Key elements of America's infrastructure— such as transportation; energy generation and transmission; water, sewer, and telecommunications; and coastal defense—may be compromised by the extreme weather events, rising temperatures, and other effects of global climate change. These threats are assessed in a new RFF Report, "Adapting to Climate Change: The Public Policy Response—Public Infrastructure."
Authors James E. Neumann and Jason C. Price, of Industrial Economics, Inc. in Cambridge, Mass., examine climate-sensitive areas that could be imperiled by flooding of lowlands, roads, and railway; loss of permafrost; clean water availability; damage to power lines and refineries; and overloading of sewer systems.
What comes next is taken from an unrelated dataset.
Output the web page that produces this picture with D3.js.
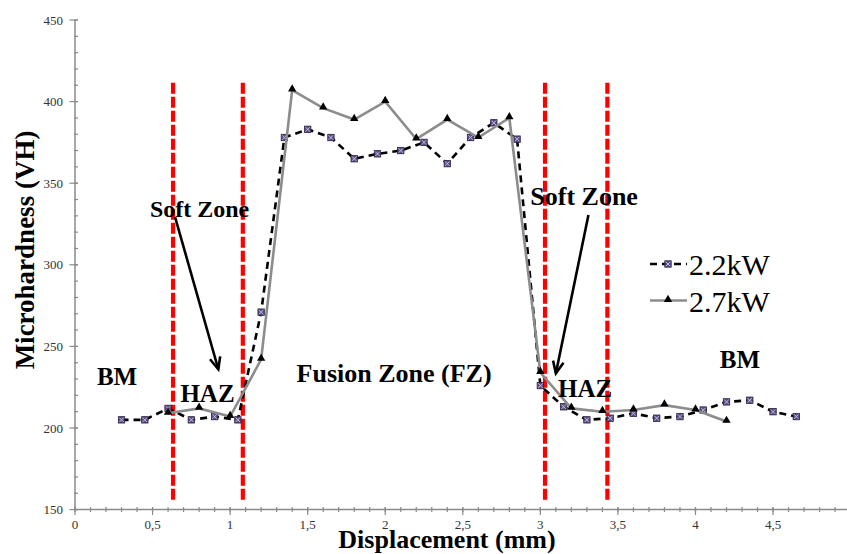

The authors offer three key suggestions for improving infrastructure adaptation policy—a better integration of planning, a stronger push for new technologies, and turning the aftermath of extreme weather events into opportunities to upgrade infrastructure:
More frequent and destructive extreme events, such as recent hurricanes and riparian floods, have already proven to be a huge challenge to maintaining public infrastructure. At the same time, many studies note that adaptation to climate stresses is more cost‐effectively accomplished during the design phase of projects, rather than as a retrofit to existing capital. Although extreme events are devastating to affected regions, the rebuilding process can be used as an opportunity to replace damaged infrastructure with more resilient capital.
“Adapting to Climate Change: The Public Policy Response—Public Infrastructure,” is an installment from a six-part series of U.S. climate change adaptation policy reports.